In 2021, the slot receiver played a huge role in Utah State's passing attack. It's no wonder why. With a starting pair like Brandon Bowling and Deven Thompkins, who took 818 combined snaps in the slot and teamed up to accumulate 158 receptions for 2,539 yards and 20 touchdowns, both easily pacing the Aggies in the former two categories. The Mountain West didn't produce a defense capable of stopping them, so Utah State just kept going to the well – that's what good offenses do.
Even without a pair of stars like that, though, slot receivers have just about always featured in head coach Blake Anderson's offense. In 2020 at Arkansas State, Bowling took on the primary duties and finished second on the team in receptions (39) and touchdowns (seven) and third in receiving yards (507). Bowling and Kirk Merritt shared time in the slot in 2019, combining for 98 receptions, 1,069 yards and 14 scores. With more responsibilities in 2018, Merritt led the Red Wolves with 83 receptions, 1,005 yards and seven touchdowns.

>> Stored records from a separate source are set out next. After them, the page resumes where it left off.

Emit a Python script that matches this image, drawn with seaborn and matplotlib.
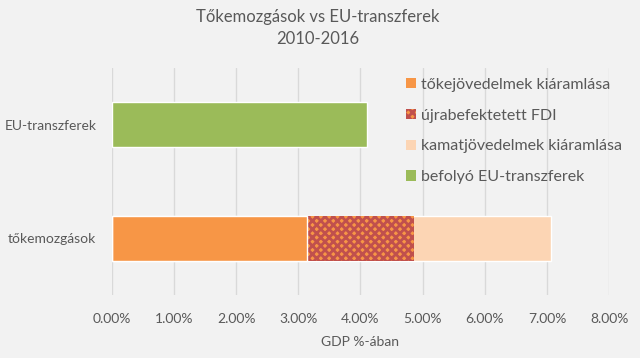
import numpy as np
import pandas as pd
import matplotlib
matplotlib.use('Agg')
import matplotlib.pyplot as plt
import seaborn as sns
from matplotlib.ticker import PercentFormatter
from matplotlib.patches import Patch

# data (share of GDP)
categories = ['EU-transzferek', 'tőkemozgások']
tokejovedelem = [0.0, 0.0314]   # tőkejövedelmek kiáramlása
ujrabefektetett = [0.0, 0.0172]  # újrabefektetett FDI
kamatjovedelem = [0.0, 0.0220]   # kamatjövedelmek kiáramlása
eu_transzfer = [0.0411, 0.0]     # befolyó EU-transzferek

series_names = ['tőkejövedelmek kiáramlása', 'újrabefektetett FDI',
                'kamatjövedelmek kiáramlása', 'befolyó EU-transzferek']
colors = ['#F79646', '#F79646', '#FCD5B4', '#9BBB59']

bg = '#F2F2F2'
txt = '#595959'

sns.set_theme(style='white')
plt.rcParams['font.family'] = ['Lato', 'DejaVu Sans']
plt.rcParams['hatch.color'] = '#C0504D'
plt.rcParams['hatch.linewidth'] = 2.0

df = pd.DataFrame({'kategoria': categories,
                   's1': tokejovedelem, 's2': ujrabefektetett,
                   's3': kamatjovedelem, 's4': eu_transzfer})
# cumulative sums for stacking (drawn back to front)
df['c1'] = df['s1']
df['c2'] = df['c1'] + df['s2']
df['c3'] = df['c2'] + df['s3']

fig = plt.figure(figsize=(6.4, 3.58), dpi=100, facecolor=bg)
ax = fig.add_axes([0.1745, 0.176, 0.7775, 0.634], facecolor=bg)

sns.barplot(data=df, x='c3', y='kategoria', color=colors[2], orient='h',
            width=0.4, saturation=1, ax=ax, order=categories)
n_before = len(ax.patches)
sns.barplot(data=df, x='c2', y='kategoria', color=colors[1], orient='h',
            width=0.4, saturation=1, ax=ax, order=categories)
for p in ax.patches[n_before:]:
    p.set_hatch('xxxx')
    p.set_edgecolor('#C0504D')
    p.set_linewidth(0)
sns.barplot(data=df, x='c1', y='kategoria', color=colors[0], orient='h',
            width=0.4, saturation=1, ax=ax, order=categories)
sns.barplot(data=df, x='s4', y='kategoria', color=colors[3], orient='h',
            width=0.4, saturation=1, ax=ax, order=categories)

ax.set_xlim(0, 0.08)
ax.set_ylim(1.5, -0.5)
ax.set_xticks(np.arange(0, 0.081, 0.01))
ax.xaxis.set_major_formatter(PercentFormatter(xmax=1, decimals=2))
ax.grid(axis='x', color='#D9D9D9', linewidth=1)
ax.set_axisbelow(True)
for s in ax.spines.values():
    s.set_visible(False)
ax.tick_params(axis='both', length=0, colors=txt, labelsize=10)
ax.tick_params(axis='y', pad=11)
ax.tick_params(axis='x', pad=13)
ax.set_ylabel('')
ax.set_xlabel('GDP %-ában', color=txt, fontsize=10, labelpad=8)

fig.suptitle('Tőkemozgások vs EU-transzferek\n2010-2016', x=0.497, y=0.975,
             fontsize=12, color=txt, linespacing=1.45)

handles = [Patch(facecolor=colors[0], edgecolor='none'),
           Patch(facecolor=colors[1], edgecolor='#C0504D', hatch='xxxx', linewidth=0),
           Patch(facecolor=colors[2], edgecolor='none'),
           Patch(facecolor=colors[3], edgecolor='none')]
leg = ax.legend(handles, series_names, loc='upper left', bbox_to_anchor=(0.563, 1.02),
                frameon=False, fontsize=11.5, labelcolor=txt, handlelength=0.6,
                handleheight=0.6, handletextpad=0.3, labelspacing=1.05)

fig.savefig('out.png', dpi=100, facecolor=bg)
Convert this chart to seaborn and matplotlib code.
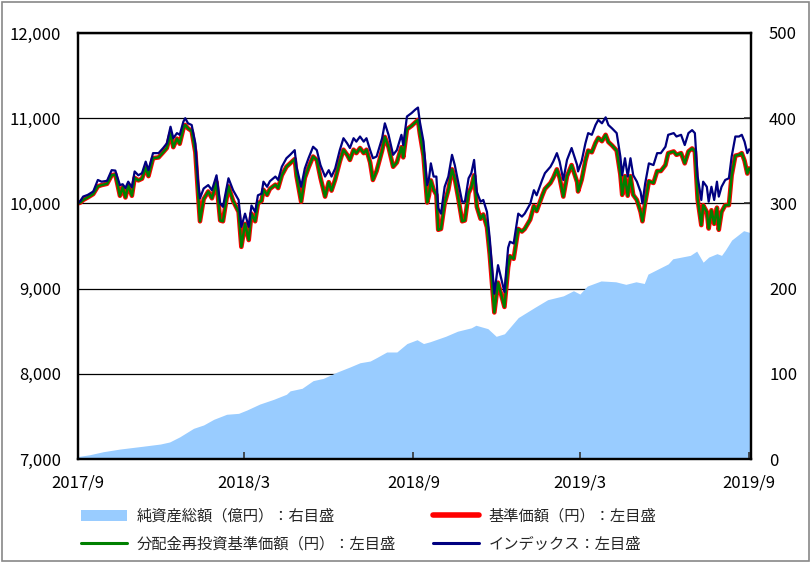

The list goes on, with Christian Booker and Chris Murray in 2017 (76 combined receptions for 1,064 yards, 15 touchdowns); Booker and Cam Echols-Luper in 2016 (45 combined receptions, 601 yards, one touchdown); J.D. McKissic in 2015 (52 receptions, 525 yards, two touchdowns) and 2014 (52 receptions, 629 yards). This is fundamental to how Anderson's offense functions. The 2021 Aggies were a peak, but they certainly weren't an exception.
In that sense, the 2022 Aggies weren't really an exception either. They didn't produce anywhere near as much out of the slot receiver room as they did in 2021, with Terrell Vaughn taking on 395 of the slot reps and essentially owning the position, racking up 56 receptions, 624 yards and five scores. Anderson would rather have a second strong slot receiver – and he may have in the early weeks of the season before an injury to Kyle Van Leeuwen forced a not-yet-ready NyNy Davis into action – but it isn't unheard of for one slot receiver to run the show in this offense.
But, as Vaughn returns for his senior season with what Utah State expects will be a deeper and better supporting cast around him, the Aggies are hoping to help him out by spreading the ball around to a few more potential targets.
"I think we're going to be more balanced across the board, not just at wideout but just generally," Anderson said. "One of my goals was to use all of our weapons and try to take the focus off of just one or two guys. I think it will help a guy like Terrell if we can balance the field out and make it a little bit bigger.
"We have other weapons on the field that'll help take some pressure off of him. We really didn't have a really balanced field a year ago with injuries and everything that went on. We got a little bit narrow-focused, and I think he'll benefit from that (balance)."
That extends to the outside receivers, running backs and tight ends as well, but Utah State needs more from the slot receivers not named Vaughn this offseason. There's a room of players who look to be up to the task, but it's always easier on paper than it is on the field.